YOUR OBJECTIVE » Transcribe the entries below exactly; leave every image out.

---+---

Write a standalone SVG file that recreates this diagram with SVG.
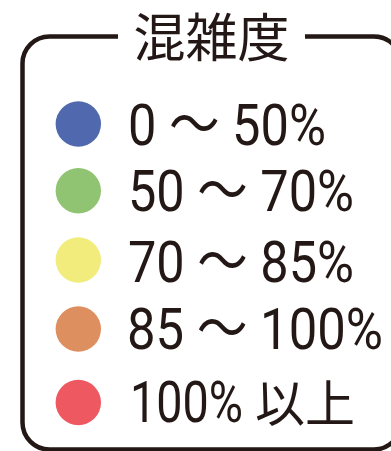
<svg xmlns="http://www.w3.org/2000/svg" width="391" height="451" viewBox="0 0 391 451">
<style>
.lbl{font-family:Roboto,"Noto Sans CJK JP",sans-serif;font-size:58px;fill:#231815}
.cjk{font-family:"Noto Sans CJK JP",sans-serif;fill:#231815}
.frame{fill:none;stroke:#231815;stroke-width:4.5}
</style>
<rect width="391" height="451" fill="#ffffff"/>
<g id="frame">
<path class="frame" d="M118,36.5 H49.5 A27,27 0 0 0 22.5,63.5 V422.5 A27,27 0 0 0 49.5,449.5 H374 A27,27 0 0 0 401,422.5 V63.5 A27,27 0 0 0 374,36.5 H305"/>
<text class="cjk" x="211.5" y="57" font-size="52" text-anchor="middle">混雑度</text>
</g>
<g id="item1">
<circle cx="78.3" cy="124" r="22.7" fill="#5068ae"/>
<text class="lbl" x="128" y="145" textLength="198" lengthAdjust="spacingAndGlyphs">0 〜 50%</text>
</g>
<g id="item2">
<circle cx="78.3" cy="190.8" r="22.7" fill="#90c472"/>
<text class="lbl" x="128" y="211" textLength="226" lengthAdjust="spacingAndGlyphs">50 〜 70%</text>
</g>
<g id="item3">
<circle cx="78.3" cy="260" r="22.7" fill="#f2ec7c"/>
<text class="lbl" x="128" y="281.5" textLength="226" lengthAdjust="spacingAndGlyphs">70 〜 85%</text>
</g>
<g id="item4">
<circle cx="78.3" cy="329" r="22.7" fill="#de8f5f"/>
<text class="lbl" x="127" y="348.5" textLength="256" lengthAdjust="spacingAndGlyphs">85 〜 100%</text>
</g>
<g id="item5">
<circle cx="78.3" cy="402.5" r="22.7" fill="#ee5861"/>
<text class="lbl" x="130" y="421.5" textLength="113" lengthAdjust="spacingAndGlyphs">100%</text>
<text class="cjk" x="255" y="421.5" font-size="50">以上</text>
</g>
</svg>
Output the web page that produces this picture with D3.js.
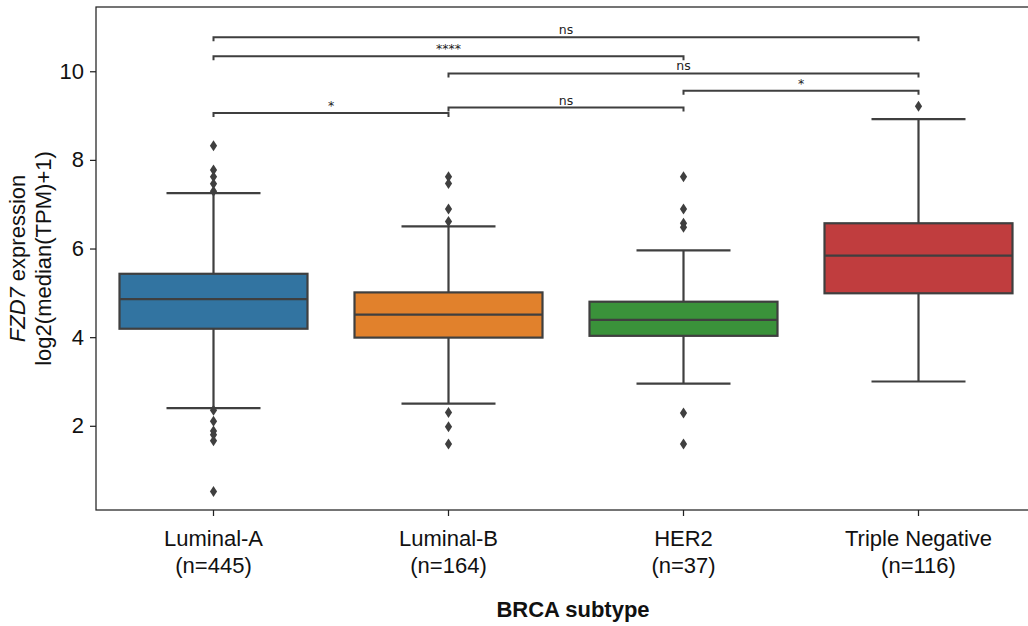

---+---

CORRECT OUTPUT »
Write a standalone SVG file that recreates this diagram with SVG.
<svg xmlns="http://www.w3.org/2000/svg" width="391" height="451" viewBox="0 0 391 451">
<style>
.lbl{font-family:Roboto,"Noto Sans CJK JP",sans-serif;font-size:58px;fill:#231815}
.cjk{font-family:"Noto Sans CJK JP",sans-serif;fill:#231815}
.frame{fill:none;stroke:#231815;stroke-width:4.5}
</style>
<rect width="391" height="451" fill="#ffffff"/>
<g id="frame">
<path class="frame" d="M118,36.5 H49.5 A27,27 0 0 0 22.5,63.5 V422.5 A27,27 0 0 0 49.5,449.5 H374 A27,27 0 0 0 401,422.5 V63.5 A27,27 0 0 0 374,36.5 H305"/>
<text class="cjk" x="211.5" y="57" font-size="52" text-anchor="middle">混雑度</text>
</g>
<g id="item1">
<circle cx="78.3" cy="124" r="22.7" fill="#5068ae"/>
<text class="lbl" x="128" y="145" textLength="198" lengthAdjust="spacingAndGlyphs">0 〜 50%</text>
</g>
<g id="item2">
<circle cx="78.3" cy="190.8" r="22.7" fill="#90c472"/>
<text class="lbl" x="128" y="211" textLength="226" lengthAdjust="spacingAndGlyphs">50 〜 70%</text>
</g>
<g id="item3">
<circle cx="78.3" cy="260" r="22.7" fill="#f2ec7c"/>
<text class="lbl" x="128" y="281.5" textLength="226" lengthAdjust="spacingAndGlyphs">70 〜 85%</text>
</g>
<g id="item4">
<circle cx="78.3" cy="329" r="22.7" fill="#de8f5f"/>
<text class="lbl" x="127" y="348.5" textLength="256" lengthAdjust="spacingAndGlyphs">85 〜 100%</text>
</g>
<g id="item5">
<circle cx="78.3" cy="402.5" r="22.7" fill="#ee5861"/>
<text class="lbl" x="130" y="421.5" textLength="113" lengthAdjust="spacingAndGlyphs">100%</text>
<text class="cjk" x="255" y="421.5" font-size="50">以上</text>
</g>
</svg>
Output the web page that produces this picture with D3.js.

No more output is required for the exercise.